What I did for my brother is something the POA has to do ANYWAY. I kept a simple list of his assets. The amount in each month and the amount out each month. CLEARLY typed it was such things as :
COSTS:
Rental: 4,095.00
Spectrum: 33.00
and so on.
Then
ASSETS IN:
SS 978.00
As the end of each month I would add a column of Unusual Expenses or Assets. And then explain that an insurance company refund came in after sale of his home, or that the gardener put in a gravel path at his home before sale, or whatever it was. So he had all this in black and white to look at if he chose.

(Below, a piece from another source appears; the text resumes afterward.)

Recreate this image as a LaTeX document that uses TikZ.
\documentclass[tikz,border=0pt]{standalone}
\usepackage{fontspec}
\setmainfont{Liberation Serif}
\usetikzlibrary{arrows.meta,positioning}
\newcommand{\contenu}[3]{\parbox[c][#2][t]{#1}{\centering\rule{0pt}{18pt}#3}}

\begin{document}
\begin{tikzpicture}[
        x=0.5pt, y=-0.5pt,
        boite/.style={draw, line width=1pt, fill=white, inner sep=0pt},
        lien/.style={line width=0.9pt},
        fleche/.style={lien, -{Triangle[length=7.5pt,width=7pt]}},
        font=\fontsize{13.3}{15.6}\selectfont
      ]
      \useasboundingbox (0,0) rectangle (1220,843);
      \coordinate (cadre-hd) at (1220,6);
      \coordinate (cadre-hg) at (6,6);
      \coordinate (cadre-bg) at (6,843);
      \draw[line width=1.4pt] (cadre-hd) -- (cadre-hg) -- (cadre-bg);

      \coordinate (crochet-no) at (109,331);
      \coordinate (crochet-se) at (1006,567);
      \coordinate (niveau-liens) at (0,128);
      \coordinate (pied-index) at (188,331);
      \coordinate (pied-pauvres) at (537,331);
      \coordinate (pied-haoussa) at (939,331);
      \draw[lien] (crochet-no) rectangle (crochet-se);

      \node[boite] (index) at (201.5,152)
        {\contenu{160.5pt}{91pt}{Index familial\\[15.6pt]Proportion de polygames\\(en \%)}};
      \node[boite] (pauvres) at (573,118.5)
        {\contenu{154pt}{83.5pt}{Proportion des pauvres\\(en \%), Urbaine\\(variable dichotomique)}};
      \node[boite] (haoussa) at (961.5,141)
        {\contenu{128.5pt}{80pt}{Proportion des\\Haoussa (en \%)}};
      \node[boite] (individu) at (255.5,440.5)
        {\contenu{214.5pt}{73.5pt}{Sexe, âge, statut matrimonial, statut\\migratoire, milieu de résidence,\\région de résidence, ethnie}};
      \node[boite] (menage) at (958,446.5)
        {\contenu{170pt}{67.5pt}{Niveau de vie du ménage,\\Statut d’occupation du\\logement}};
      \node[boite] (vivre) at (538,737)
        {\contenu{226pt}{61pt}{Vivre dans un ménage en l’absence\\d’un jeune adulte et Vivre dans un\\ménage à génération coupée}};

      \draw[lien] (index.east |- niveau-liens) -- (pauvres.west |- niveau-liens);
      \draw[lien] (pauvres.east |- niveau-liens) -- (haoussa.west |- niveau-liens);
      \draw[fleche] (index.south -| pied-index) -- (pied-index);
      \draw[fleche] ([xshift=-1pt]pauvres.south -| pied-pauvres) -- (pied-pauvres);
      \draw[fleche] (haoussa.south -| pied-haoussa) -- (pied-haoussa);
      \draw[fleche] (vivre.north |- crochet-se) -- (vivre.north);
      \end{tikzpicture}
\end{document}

He was able to handle and to have his own spending account and check book, asked for more money as needed/if needed. He and I went to his bank together and made this account with me POD. (At his death he had actually GROWN that account; go figure. The boy was such a saver!)
We sat and talked about most things. For instance, if a CD was coming due, which bank to put it in for what interest, who to make POD of the account so they would get it at his death, and etc.
He got a monthly rundown and had a notebook to put it in. He was happy enough to tell the truth to let all this go. He trusted me completely, and wasn't interested, but loved the bottom lines, in that they told him he had enough money he couldn't really outlive it.
You have to keep records anyway. So give her a copy of those, not a copy of bills.